PS: Legalize marijuana now!!!!
PSS: Notice that in a lot of our problems the Pareto Principle is at work 80-20 90-10;. For me at least someone worthy of leading our beautiful and somewhat seemingly damned country should know the those places where we could put the Pareto Principle to work.
“If you had asked me at the outset,” Everingham says, “my guess would have been that the best use of taxpayer money was in the source countries in South America” — that it would be possible to stop cocaine before it reached the U.S. But what the study found surprised her. Overseas military efforts were the least effective way to decrease drug use, and imprisoning addicts was prohibitively expensive. The only cost-effective way to put a dent in the market, it turned out, was drug treatment. “It’s not a magic bullet,” says Reuter, the RAND scholar who helped supervise the study, “but it works.” The study ultimately ushered RAND, this vaguely creepy Cold War relic, into a position as the permanent, pragmatic left wing of American drug policy, the most consistent force for innovating and reinventing our national conception of the War on Drugs.

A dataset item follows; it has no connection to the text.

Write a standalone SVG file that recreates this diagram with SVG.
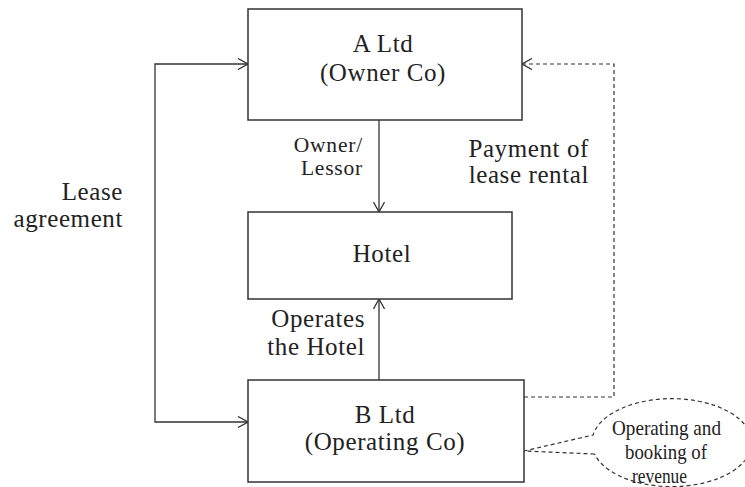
<svg xmlns="http://www.w3.org/2000/svg" width="745" height="487" viewBox="0 0 745 487">
<style>
.box{fill:#fff;stroke:#333;stroke-width:1.5}
.ln{fill:none;stroke:#333;stroke-width:1.3}
.dash{fill:none;stroke:#333;stroke-width:1.2;stroke-dasharray:4 3}
.t{font-family:"Liberation Serif","Times New Roman",serif;font-size:25px;letter-spacing:0.6px;fill:#222}
.s{font-family:"Liberation Serif","Times New Roman",serif;font-size:21.5px;letter-spacing:0.8px;fill:#222}
.c{font-family:"Liberation Serif","Times New Roman",serif;font-size:21px;fill:#222}
.m{text-anchor:middle}
.e{text-anchor:end}
</style>
<defs>
<marker id="arr" viewBox="0 0 12 12" refX="11" refY="6" markerWidth="12" markerHeight="12" markerUnits="userSpaceOnUse" orient="auto-start-reverse">
<path d="M1,0.5 L11,6 L1,11.5" fill="none" stroke="#333" stroke-width="1.3"/>
</marker>
</defs>
<rect width="745" height="487" fill="#fff"/>
<g id="connectors">
<path class="ln" d="M248,64 H155 V422 H248" marker-start="url(#arr)" marker-end="url(#arr)"/>
<path class="ln" d="M379,120 V212" marker-end="url(#arr)"/>
<path class="ln" d="M379,380 V299" marker-end="url(#arr)"/>
<path class="dash" d="M524,397 H614 V64 H522" marker-end="url(#arr)"/>
<path class="dash" d="M594.5,454 L524,451 L593,435 A80,44 0 1 1 594.5,454"/>
</g>
<g id="a-ltd">
<rect class="box" x="248" y="9" width="274" height="111"/>
<text class="t m" x="383" y="52">A Ltd</text>
<text class="t m" x="383" y="81">(Owner Co)</text>
</g>
<g id="hotel">
<rect class="box" x="248" y="212" width="264" height="87"/>
<text class="t m" x="382" y="262">Hotel</text>
</g>
<g id="b-ltd">
<rect class="box" x="248" y="380" width="276" height="102"/>
<text class="t m" x="385" y="423">B Ltd</text>
<text class="t m" x="385" y="450">(Operating Co)</text>
</g>
<g id="labels">
<text class="s e" x="363" y="152">Owner/</text>
<text class="s e" x="363" y="175">Lessor</text>
<text class="t e" x="589" y="157">Payment of</text>
<text class="t e" x="589" y="183">lease rental</text>
<text class="t e" x="123" y="200">Lease</text>
<text class="t e" x="123" y="227">agreement</text>
<text class="t e" x="365" y="327">Operates</text>
<text class="t e" x="365" y="355">the Hotel</text>
</g>
<g id="callout">
<text class="c" x="612" y="435" textLength="109" lengthAdjust="spacingAndGlyphs">Operating and</text>
<text class="c" x="625" y="459" textLength="82" lengthAdjust="spacingAndGlyphs">booking of</text>
<text class="c" x="632" y="483" textLength="55" lengthAdjust="spacingAndGlyphs">revenue</text>
</g>
</svg>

When Everingham’s team looked more closely at drug treatment, they found that thirteen percent of hardcore cocaine users who receive help substantially reduced their use or kicked the habit completely. They also found that a larger and larger portion of illegal drugs in the U.S. were being used by a comparatively small group of hardcore addicts. There was, the study concluded, a fundamental imbalance: The crack epidemic was basically a domestic problem, but we had been fighting it more aggressively overseas. “What we began to realize,” says Jonathan Caulkins, a professor at Carnegie Mellon University who studied drug policy for RAND, “was that even if you only get a percentage of this small group of heavy drug users to abstain forever, it’s still a really great deal.”
Thirteen years later, the study remains the gold standard on drug policy. “It’s still the consensus recommendation supplied by the scholarship,” says Reuter. “Yet as well as it’s stood up, it’s never really been tried.”
To Brown, RAND’s conclusions seemed exactly right. “I saw how little we were doing to help addicts, and I thought, ‘This is crazy,'” he recalls. “‘This is how we should be breaking the cycle of addiction and crime, and we’re just doing nothing.'”
The federal budget that Brown’s office submitted in 1994 remains a kind of fetish object for certain liberals in the field, the moment when their own ideas came close to making it into law. The budget sought to cut overseas interdiction, beef up community policing, funnel low-level drug criminals into treatment programs instead of prison, and devote $355 million to treating hardcore addicts, the drug users responsible for much of the illegal-drug market and most of the crime associated with it. White House political handlers, wary of appearing soft on crime, were skeptical of even this limited commitment, but Brown persuaded the president to offer his support, and the plan stayed.
via How America Lost the War on Drugs : Rolling Stone.